Original Datasets for Train and Test

shravankoninti · November 27, 2019, 7:18pm

Hi team,

where can I find the original datasets for trian and test.

There must training_phase_2.csv and testing_phase_2_release.csv…

What I see in the starter kit is just the subset of 100 rows data . Can you please share the files path ?

shravankoninti · November 28, 2019, 3:58am

@shivam Can you please reply here.

shivam · November 28, 2019, 4:40am

Hi @shravankoninti,

Are you referring in workspace or on evaluator?

In the workspace those files are present in /shared_data/data/ while in the evaluator you can access them using the environment variables AICROWD_TEST_DATA_PATH.

shravankoninti · November 28, 2019, 5:03am

@shivam Thanks for the reply. Yes I am looking at /shared_data/data/

I see there are 3 files

random_number_join.csv
training_data_2015_split_on_outcome.csv
training_data_2015_split_on_outcome.xls

Questions:
What is the use of the file -1?
In file-2/3 we have no of records = 8,691 records with 72 columns. Please confirm. Do we need to work only on this data as trainset?
But I see in README file (starterkit)you mentioned there will be file named training_phase2.csv with 1600649 records. What is this file? which file is our training dataset? the file with 8691 records?? Please let me know.

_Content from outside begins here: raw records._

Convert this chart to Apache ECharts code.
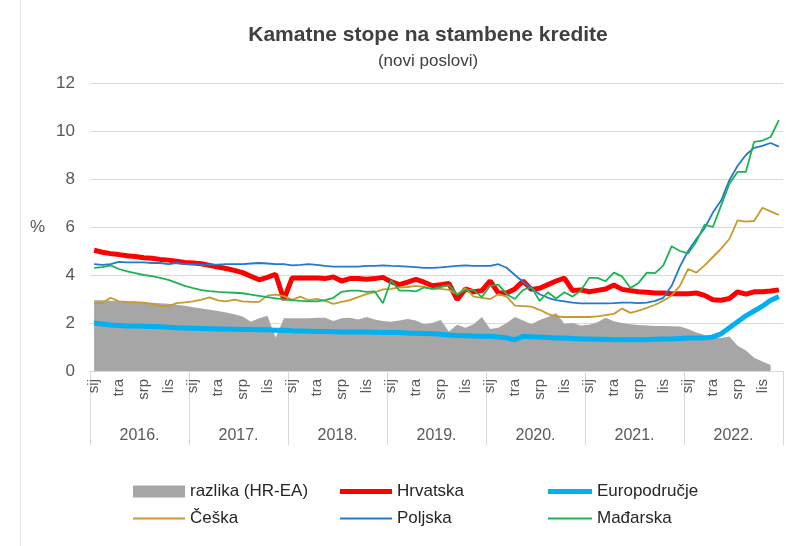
<!DOCTYPE html>
<html>
<head>
<meta charset="utf-8">
<script src="https://cdn.jsdelivr.net/npm/echarts@6/dist/echarts.min.js"></script>
<style>
html,body{margin:0;padding:0;background:#fff;}
#chart{width:800px;height:546px;}
</style>
</head>
<body>
<div id="chart"></div>
<script>
const years = ['2016.','2017.','2018.','2019.','2020.','2021.','2022.'];
const monthTicks = ['sij','','','tra','','','srp','','','lis','',''];

const razlika = [
  2.95,2.95,2.93,2.92,2.9,2.88,2.86,2.84,2.82,2.8,2.76,2.72,
  2.66,2.6,2.55,2.5,2.44,2.36,2.27,2.05,2.2,2.3,1.4,2.2,
  2.2,2.2,2.2,2.22,2.22,2.08,2.2,2.22,2.15,2.25,2.15,2.08,
  2.05,2.1,2.17,2.1,1.95,2.0,2.12,1.65,1.93,1.8,1.95,2.25,
  1.75,1.8,2.0,2.25,2.1,1.95,2.12,2.25,2.42,1.97,2.0,1.9,
  1.93,2.03,2.22,2.07,2.0,1.95,1.92,1.9,1.88,1.88,1.86,1.85,
  1.75,1.6,1.5,1.4,1.38,1.44,1.05,0.85,0.55,0.4,0.25,null
];
const hrvatska = [
  5.03,4.95,4.89,4.85,4.8,4.77,4.72,4.7,4.65,4.62,4.57,4.52,
  4.5,4.47,4.4,4.33,4.27,4.19,4.1,3.95,3.8,3.9,4.03,2.97,
  3.88,3.88,3.88,3.88,3.85,3.92,3.75,3.85,3.85,3.82,3.85,3.9,
  3.72,3.6,3.7,3.82,3.7,3.55,3.6,3.65,2.97,3.42,3.3,3.35,
  3.75,3.25,3.25,3.42,3.75,3.4,3.45,3.6,3.75,3.87,3.35,3.38,
  3.3,3.36,3.42,3.58,3.4,3.35,3.3,3.28,3.25,3.25,3.22,3.22,
  3.22,3.25,3.15,2.97,2.95,3.02,3.3,3.2,3.3,3.3,3.33,3.38
];
const europodrucje = [
  2.0,1.96,1.92,1.9,1.88,1.87,1.86,1.85,1.84,1.82,1.8,1.79,
  1.78,1.77,1.76,1.75,1.75,1.74,1.73,1.73,1.72,1.72,1.7,1.7,
  1.68,1.67,1.66,1.65,1.65,1.64,1.63,1.62,1.62,1.62,1.61,1.6,
  1.6,1.6,1.58,1.57,1.56,1.55,1.53,1.5,1.48,1.47,1.46,1.45,
  1.45,1.42,1.38,1.3,1.45,1.43,1.42,1.4,1.38,1.37,1.35,1.33,
  1.33,1.32,1.32,1.3,1.3,1.3,1.3,1.3,1.32,1.33,1.33,1.35,
  1.37,1.38,1.38,1.42,1.55,1.8,2.05,2.3,2.5,2.7,2.95,3.1
];
const ceska = [
  2.83,2.83,3.05,2.9,2.88,2.87,2.85,2.8,2.7,2.7,2.83,2.86,
  2.9,2.97,3.07,2.94,2.9,2.97,2.9,2.88,2.88,3.14,3.18,3.12,
  2.97,3.1,2.95,3.0,2.92,2.8,2.88,2.95,3.08,3.2,3.28,3.4,
  3.42,3.48,3.5,3.55,3.5,3.42,3.42,3.38,3.2,3.45,3.1,3.05,
  3.0,3.2,3.1,2.72,2.7,2.68,2.55,2.38,2.27,2.25,2.25,2.25,
  2.25,2.28,2.33,2.38,2.6,2.42,2.52,2.63,2.76,2.93,3.15,3.55,
  4.25,4.1,4.4,4.75,5.1,5.5,6.28,6.22,6.25,6.8,6.65,6.5
];
const poljska = [
  4.45,4.42,4.45,4.55,4.53,4.53,4.53,4.5,4.5,4.45,4.5,4.45,
  4.45,4.43,4.43,4.43,4.45,4.45,4.45,4.48,4.5,4.48,4.45,4.45,
  4.4,4.42,4.45,4.42,4.38,4.35,4.35,4.35,4.35,4.38,4.38,4.4,
  4.38,4.37,4.35,4.33,4.3,4.3,4.32,4.35,4.38,4.4,4.38,4.38,
  4.38,4.45,4.3,4.0,3.72,3.45,3.2,3.05,2.95,2.9,2.85,2.82,
  2.82,2.82,2.82,2.83,2.85,2.85,2.83,2.85,2.92,3.05,3.55,4.35,
  5.0,5.5,5.95,6.6,7.1,7.95,8.55,9.0,9.3,9.38,9.5,9.35
];
const madarska = [
  4.3,4.33,4.4,4.25,4.15,4.08,4.0,3.95,3.88,3.8,3.67,3.55,
  3.45,3.37,3.33,3.3,3.28,3.26,3.24,3.18,3.13,3.08,3.03,2.98,
  2.95,2.92,2.9,2.9,2.95,3.05,3.3,3.35,3.35,3.3,3.32,2.82,
  3.78,3.35,3.35,3.32,3.48,3.42,3.5,3.58,3.18,3.38,3.38,3.08,
  3.55,3.6,3.2,3.0,3.38,3.5,2.92,3.28,3.02,3.28,3.1,3.35,
  3.88,3.88,3.74,4.1,3.94,3.46,3.67,4.1,4.08,4.4,5.2,5.0,
  4.9,5.4,6.1,6.0,6.9,7.8,8.3,8.3,9.55,9.6,9.75,10.45
];

const categories = [];
years.forEach(y => monthTicks.forEach((m, j) => categories.push(y + (j + 1))));

const FONT = '"Liberation Sans", Arial, sans-serif';
const AXIS_TEXT = '#595959';
const GRID_LINE = '#d9d9d9';

const gridBox = {left: 90, right: 17, top: 83, height: 288};

function legendAt(name, left, top, w, h, color) {
  return {
    data: [{name: name, icon: 'rect', itemStyle: {color: color}}],
    left: left, top: top, orient: 'horizontal', padding: 0,
    itemWidth: w, itemHeight: h, itemGap: 0,
    textStyle: {fontFamily: FONT, fontSize: 17, color: '#262626'},
    selectedMode: false
  };
}

const chart = echarts.init(document.getElementById('chart'), null, {renderer: 'canvas'});
chart.setOption({
  animation: false,
  backgroundColor: '#fff',
  textStyle: {fontFamily: FONT},
  graphic: [
    {type: 'line', shape: {x1: 20.5, y1: 0, x2: 20.5, y2: 546}, style: {stroke: '#e3e3e3', lineWidth: 1}, silent: true},
    {type: 'text', x: 428, y: 35, style: {text: 'Kamatne stope na stambene kredite', font: 'bold 21px ' + FONT, fill: '#404040', textAlign: 'center', textVerticalAlign: 'middle'}},
    {type: 'text', x: 428, y: 61, style: {text: '(novi poslovi)', font: '17px ' + FONT, fill: '#404040', textAlign: 'center', textVerticalAlign: 'middle'}}
  ],
  grid: [Object.assign({}, gridBox), Object.assign({}, gridBox)],
  xAxis: [
    {
      type: 'category', gridIndex: 0, data: categories, boundaryGap: true,
      axisLine: {lineStyle: {color: GRID_LINE, width: 1}},
      axisTick: {show: false},
      axisLabel: {
        interval: 0, rotate: 90, margin: 8, fontSize: 15, color: AXIS_TEXT, fontFamily: FONT,
        formatter: (v, i) => monthTicks[i % 12]
      },
      splitLine: {show: false}
    },
    {
      type: 'category', gridIndex: 1, data: years, boundaryGap: true, position: 'bottom',
      axisLine: {show: false},
      axisTick: {show: true, length: 74, lineStyle: {color: GRID_LINE, width: 1}},
      axisLabel: {margin: 57, fontSize: 16, color: AXIS_TEXT, fontFamily: FONT},
      splitLine: {show: false}
    }
  ],
  yAxis: [
    {
      type: 'value', gridIndex: 0, min: 0, max: 12, interval: 2,
      name: '%', nameLocation: 'middle', nameRotate: 0, nameGap: 45,
      nameTextStyle: {fontSize: 17, color: AXIS_TEXT, fontFamily: FONT},
      axisLine: {show: false}, axisTick: {show: false},
      axisLabel: {margin: 15, fontSize: 17, color: AXIS_TEXT, fontFamily: FONT},
      splitLine: {lineStyle: {color: GRID_LINE, width: 1}}
    },
    {type: 'value', gridIndex: 1, min: 0, max: 12, show: false}
  ],
  legend: [
    legendAt('razlika (HR-EA)', 133, 483, 52, 12, '#a6a6a6'),
    legendAt('Hrvatska', 340, 483, 52, 5, '#ff0000'),
    legendAt('Europodručje', 548, 483, 44, 5, '#00b0f0'),
    legendAt('Češka', 133, 510, 52, 2, '#c99a2e'),
    legendAt('Poljska', 340, 510, 52, 2, '#2378cf'),
    legendAt('Mađarska', 548, 510, 44, 2, '#1db354')
  ],
  series: [
    {
      name: 'razlika (HR-EA)', type: 'line', xAxisIndex: 0, yAxisIndex: 0, data: razlika,
      symbol: 'none', lineStyle: {width: 0, color: '#a6a6a6'}, itemStyle: {color: '#a6a6a6'},
      areaStyle: {color: '#a6a6a6', opacity: 1}, z: 1
    },
    {
      name: 'Hrvatska', type: 'line', data: hrvatska, symbol: 'none',
      lineStyle: {width: 5, color: '#ff0000'}, itemStyle: {color: '#ff0000'}, z: 2
    },
    {
      name: 'Europodručje', type: 'line', data: europodrucje, symbol: 'none',
      lineStyle: {width: 5, color: '#00b0f0'}, itemStyle: {color: '#00b0f0'}, z: 3
    },
    {
      name: 'Češka', type: 'line', data: ceska, symbol: 'none',
      lineStyle: {width: 1.8, color: '#c99a2e'}, itemStyle: {color: '#c99a2e'}, z: 4
    },
    {
      name: 'Poljska', type: 'line', data: poljska, symbol: 'none',
      lineStyle: {width: 1.8, color: '#2378cf'}, itemStyle: {color: '#2378cf'}, z: 5
    },
    {
      name: 'Mađarska', type: 'line', data: madarska, symbol: 'none',
      lineStyle: {width: 1.8, color: '#1db354'}, itemStyle: {color: '#1db354'}, z: 6
    }
  ]
});
</script>
</body>
</html>
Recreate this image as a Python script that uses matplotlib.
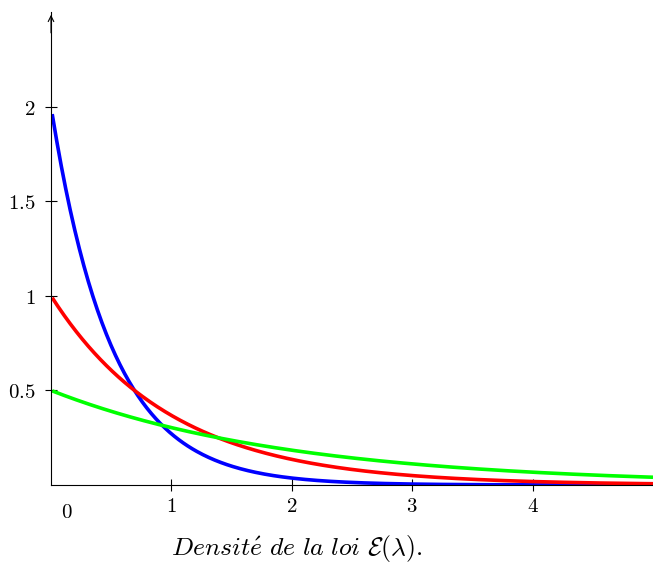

shivam · November 28, 2019, 7:58am

Hi,

Consider the files present on /shared_data/data/ on workspace as latest version and the records as correct. The README in starter kit contains number from previous dataset version and can be wrong.

I am not sure about random_number_join.csv. @kelleni2 might be aware of it?

kelleni2 · November 28, 2019, 8:48am

The test data was originally not intended to be visible other than a sample file for column names and format.

However, we will plan to make the test data available due to various logistical reasons for those who feel they need it. I will create a separate post on that topic.